▸ Problem details:
Reproduce exactly the run of lines from the one containing "Convert this diagram to TikZ code." through the one containing "(0,0) rectangle (988,521);". Pictures do not belong in the copy.

▸ Excerpted data:
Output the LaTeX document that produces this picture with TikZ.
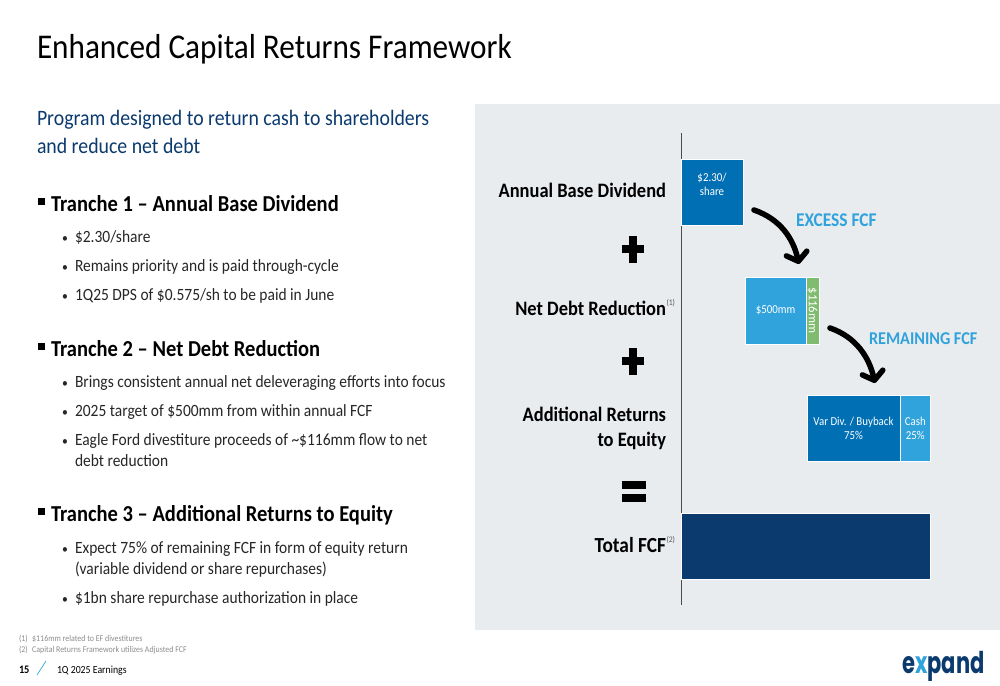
---
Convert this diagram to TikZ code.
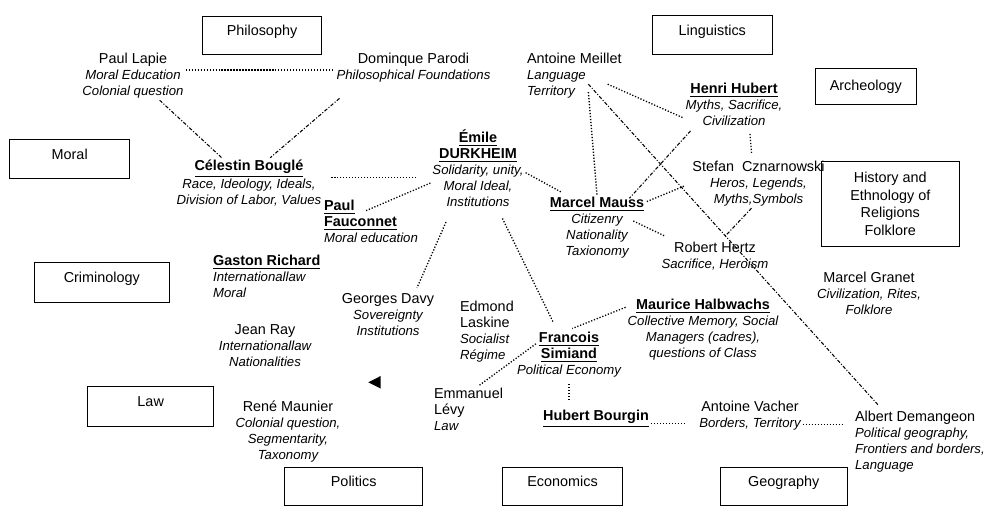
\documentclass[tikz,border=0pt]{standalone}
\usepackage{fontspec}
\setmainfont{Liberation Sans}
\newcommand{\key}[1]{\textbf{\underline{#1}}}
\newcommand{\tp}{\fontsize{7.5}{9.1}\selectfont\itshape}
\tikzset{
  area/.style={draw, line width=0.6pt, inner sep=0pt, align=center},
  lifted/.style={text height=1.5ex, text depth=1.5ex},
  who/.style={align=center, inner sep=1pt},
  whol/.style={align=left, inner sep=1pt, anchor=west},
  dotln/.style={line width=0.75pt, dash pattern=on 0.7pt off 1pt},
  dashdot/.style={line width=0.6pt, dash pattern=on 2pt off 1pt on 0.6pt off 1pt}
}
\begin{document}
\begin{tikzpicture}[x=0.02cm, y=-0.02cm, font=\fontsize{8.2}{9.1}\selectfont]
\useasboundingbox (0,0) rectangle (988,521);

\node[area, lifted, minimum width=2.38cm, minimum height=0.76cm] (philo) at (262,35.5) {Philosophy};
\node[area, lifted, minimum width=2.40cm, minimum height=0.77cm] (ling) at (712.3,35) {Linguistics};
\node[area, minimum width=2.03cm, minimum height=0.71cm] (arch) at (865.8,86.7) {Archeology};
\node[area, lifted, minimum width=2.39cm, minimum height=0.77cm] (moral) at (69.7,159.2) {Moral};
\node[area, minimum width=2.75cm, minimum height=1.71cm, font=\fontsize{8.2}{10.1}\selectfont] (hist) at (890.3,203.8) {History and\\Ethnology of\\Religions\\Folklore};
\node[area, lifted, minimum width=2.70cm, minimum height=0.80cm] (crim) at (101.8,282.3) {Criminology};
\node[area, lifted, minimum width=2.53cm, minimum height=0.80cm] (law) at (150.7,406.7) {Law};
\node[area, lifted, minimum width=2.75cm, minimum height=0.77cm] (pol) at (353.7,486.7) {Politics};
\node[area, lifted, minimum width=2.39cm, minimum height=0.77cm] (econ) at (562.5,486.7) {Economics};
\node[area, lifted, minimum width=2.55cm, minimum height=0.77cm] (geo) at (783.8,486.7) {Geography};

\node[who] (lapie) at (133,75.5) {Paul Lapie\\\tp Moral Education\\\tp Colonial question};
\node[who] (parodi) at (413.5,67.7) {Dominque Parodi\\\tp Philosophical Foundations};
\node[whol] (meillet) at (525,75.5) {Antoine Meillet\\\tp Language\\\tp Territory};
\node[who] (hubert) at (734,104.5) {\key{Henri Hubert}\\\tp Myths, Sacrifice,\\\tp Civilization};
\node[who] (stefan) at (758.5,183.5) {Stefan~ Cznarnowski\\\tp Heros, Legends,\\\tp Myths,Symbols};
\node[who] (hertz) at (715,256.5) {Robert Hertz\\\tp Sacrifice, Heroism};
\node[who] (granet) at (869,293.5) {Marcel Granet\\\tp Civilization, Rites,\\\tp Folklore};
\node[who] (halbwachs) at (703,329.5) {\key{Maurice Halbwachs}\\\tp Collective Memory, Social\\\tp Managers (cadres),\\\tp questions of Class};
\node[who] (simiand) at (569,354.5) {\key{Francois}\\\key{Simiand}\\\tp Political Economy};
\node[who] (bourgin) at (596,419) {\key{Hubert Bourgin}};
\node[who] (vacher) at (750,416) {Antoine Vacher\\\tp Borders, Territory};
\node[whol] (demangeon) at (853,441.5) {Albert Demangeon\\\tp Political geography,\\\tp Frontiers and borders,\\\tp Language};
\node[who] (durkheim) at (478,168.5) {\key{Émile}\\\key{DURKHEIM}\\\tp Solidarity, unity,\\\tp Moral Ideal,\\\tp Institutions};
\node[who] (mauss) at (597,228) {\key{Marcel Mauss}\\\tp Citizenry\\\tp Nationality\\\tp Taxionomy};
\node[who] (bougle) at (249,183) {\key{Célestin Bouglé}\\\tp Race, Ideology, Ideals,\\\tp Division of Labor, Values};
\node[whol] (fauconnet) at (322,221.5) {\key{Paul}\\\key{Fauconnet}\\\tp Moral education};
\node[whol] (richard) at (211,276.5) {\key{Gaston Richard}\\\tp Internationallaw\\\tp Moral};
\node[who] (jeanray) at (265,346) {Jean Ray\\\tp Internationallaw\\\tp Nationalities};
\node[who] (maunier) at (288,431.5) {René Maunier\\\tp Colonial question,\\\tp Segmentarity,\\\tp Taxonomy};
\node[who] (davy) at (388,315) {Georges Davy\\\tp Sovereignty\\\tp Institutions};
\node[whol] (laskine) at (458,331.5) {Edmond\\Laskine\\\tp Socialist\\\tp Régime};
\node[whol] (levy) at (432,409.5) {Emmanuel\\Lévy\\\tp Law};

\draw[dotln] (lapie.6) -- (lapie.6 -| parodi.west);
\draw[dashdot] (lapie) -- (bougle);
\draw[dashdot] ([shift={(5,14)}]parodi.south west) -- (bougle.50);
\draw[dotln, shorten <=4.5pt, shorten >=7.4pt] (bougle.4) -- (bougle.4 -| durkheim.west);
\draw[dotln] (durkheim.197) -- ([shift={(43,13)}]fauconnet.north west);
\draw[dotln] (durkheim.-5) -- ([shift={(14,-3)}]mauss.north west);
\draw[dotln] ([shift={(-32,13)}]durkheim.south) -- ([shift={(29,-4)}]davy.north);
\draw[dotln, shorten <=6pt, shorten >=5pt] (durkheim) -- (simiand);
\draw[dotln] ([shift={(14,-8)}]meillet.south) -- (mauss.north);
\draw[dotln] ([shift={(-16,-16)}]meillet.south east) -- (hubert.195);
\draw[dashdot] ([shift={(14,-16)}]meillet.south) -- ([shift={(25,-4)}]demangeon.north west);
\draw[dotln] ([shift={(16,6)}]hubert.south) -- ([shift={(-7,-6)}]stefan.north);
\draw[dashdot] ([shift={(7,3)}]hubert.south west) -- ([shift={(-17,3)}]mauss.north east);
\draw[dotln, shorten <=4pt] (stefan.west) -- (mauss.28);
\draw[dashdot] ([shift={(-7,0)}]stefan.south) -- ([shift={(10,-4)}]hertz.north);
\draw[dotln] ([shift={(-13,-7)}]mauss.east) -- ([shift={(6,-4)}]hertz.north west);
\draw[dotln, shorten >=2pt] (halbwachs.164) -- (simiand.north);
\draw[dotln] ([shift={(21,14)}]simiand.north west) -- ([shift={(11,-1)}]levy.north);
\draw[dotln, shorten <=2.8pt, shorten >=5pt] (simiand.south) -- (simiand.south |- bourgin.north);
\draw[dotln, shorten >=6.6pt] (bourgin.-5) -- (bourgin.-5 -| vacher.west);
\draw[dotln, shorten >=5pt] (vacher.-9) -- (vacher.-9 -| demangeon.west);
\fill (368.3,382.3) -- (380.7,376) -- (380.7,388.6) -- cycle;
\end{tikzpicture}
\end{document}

▸ Complete output:
Convert this diagram to TikZ code.
\documentclass[tikz,border=0pt]{standalone}
\usepackage{fontspec}
\setmainfont{Liberation Sans}
\newcommand{\key}[1]{\textbf{\underline{#1}}}
\newcommand{\tp}{\fontsize{7.5}{9.1}\selectfont\itshape}
\tikzset{
  area/.style={draw, line width=0.6pt, inner sep=0pt, align=center},
  lifted/.style={text height=1.5ex, text depth=1.5ex},
  who/.style={align=center, inner sep=1pt},
  whol/.style={align=left, inner sep=1pt, anchor=west},
  dotln/.style={line width=0.75pt, dash pattern=on 0.7pt off 1pt},
  dashdot/.style={line width=0.6pt, dash pattern=on 2pt off 1pt on 0.6pt off 1pt}
}
\begin{document}
\begin{tikzpicture}[x=0.02cm, y=-0.02cm, font=\fontsize{8.2}{9.1}\selectfont]
\useasboundingbox (0,0) rectangle (988,521);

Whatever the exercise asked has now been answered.